= Noncommutative logic =

Extension of linear logic

Noncommutative logic is an extension of linear logic that combines the commutative connectives of linear logic with the noncommutative multiplicative connectives of the Lambek calculus. Its sequent calculus relies on the structure of order varieties (a family of cyclic orders that may be viewed as a species of structure), and the correctness criterion for its proof nets is given in terms of partial permutations. It also has a denotational semantics in which formulas are interpreted by modules over some specific Hopf algebras.

==Noncommutativity in logic==

By extension, the term noncommutative logic is also used by a number of authors to refer to a family of substructural logics in which the exchange rule is inadmissible. The remainder of this article is devoted to a presentation of this acceptance of the term.

The oldest noncommutative logic is the Lambek calculus, which gave rise to the class of logics known as categorial grammars. Since the publication of Jean-Yves Girard's linear logic there have been several new noncommutative logics proposed, namely the cyclic linear logic of David Yetter, the pomset logic of Christian Retoré, and the noncommutative logics BV and NEL.
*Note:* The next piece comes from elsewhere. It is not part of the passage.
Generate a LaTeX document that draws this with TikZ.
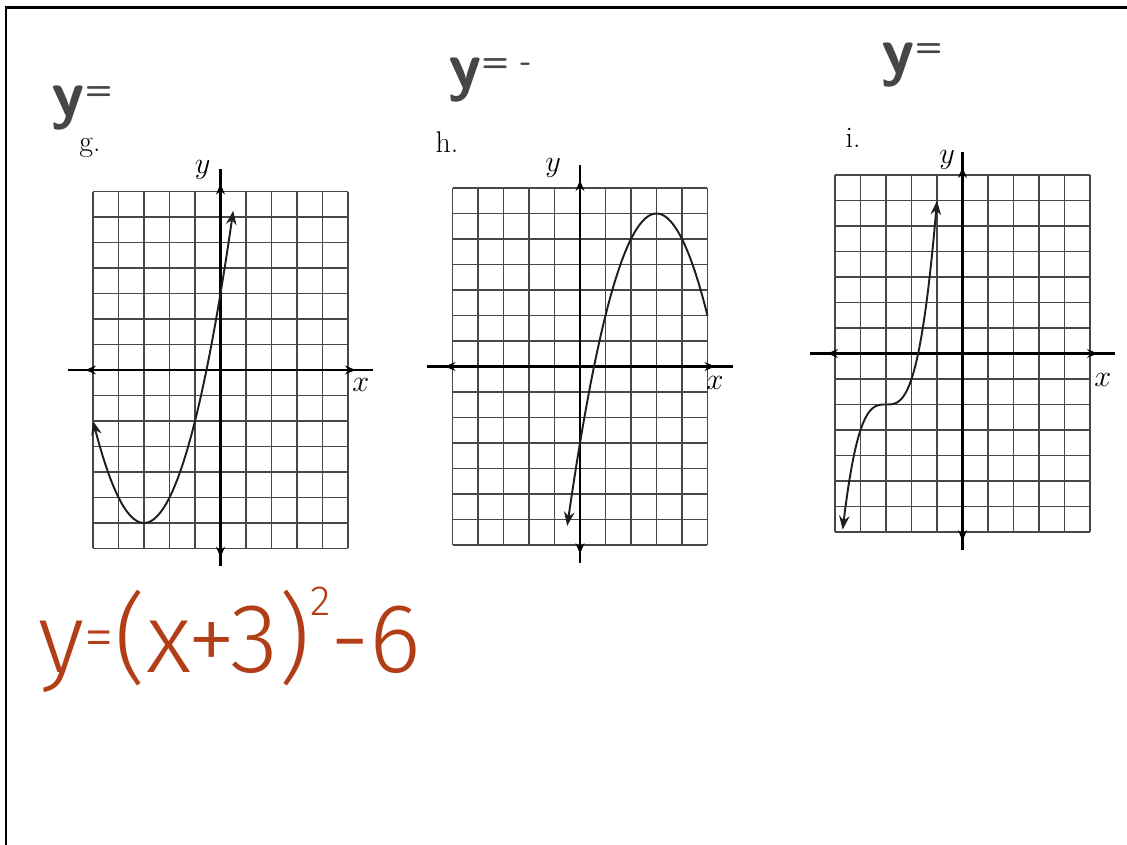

Noncommutative logic is sometimes called ordered logic, since it is possible with most proposed noncommutative logics to impose a total or partial order on the formulas in sequents. However this is not fully general since some noncommutative logics do not support such an order, such as Yetter's cyclic linear logic. Although most noncommutative logics do not allow weakening or contraction together with noncommutativity, this restriction is not necessary.

===The Lambek calculus===

Joachim Lambek proposed the first non-commutative logic in his 1958 paper Mathematics of Sentence Structure to model the combinatory possibilities of the syntax of natural languages. In his subsequent 1961 paper On the calculus of syntactic types, he extended the analysis to cover non-associativity as well. His calculus has since become one of the fundamental formalisms of computational linguistics.

===Cyclic linear logic===

David N. Yetter proposed a weaker structural rule in place of the exchange rule of linear logic, yielding cyclic linear logic. Sequents of cyclic linear logic form a cycle, and so are invariant under rotation, where multipremise rules glue their cycles together at the formulas described in the rules. The calculus supports three structural modalities, a self-dual modality allowing exchange, but still linear, and the usual exponentials (? and !) of linear logic, allowing nonlinear structural rules to be used together with exchange.

===Pomset logic===

Pomset logic was proposed by Christian Retoré in a semantic formalism with two dual sequential operators existing together with the usual tensor product and par operators of linear logic, the first logic proposed to have both commutative and noncommutative operators. A sequent calculus for the logic was given, but it lacked a cut-elimination theorem; instead the sense of the calculus was established through a denotational semantics.

===BV and NEL===

Alessio Guglielmi proposed a variation of Retoré's calculus, BV, in which the two noncommutative operations are collapsed onto a single, self-dual, operator, and proposed a novel proof calculus, the calculus of structures to accommodate the calculus. The principal novelty of the calculus of structures was its pervasive use of deep inference, which it was argued is necessary for calculi combining commutative and noncommutative operators; this explanation concurs with the difficulty of designing sequent systems for pomset logic that have cut-elimination.

Lutz Straßburger devised a related system, NEL, also in the calculus of structures in which linear logic with the mix rule appears as a subsystem.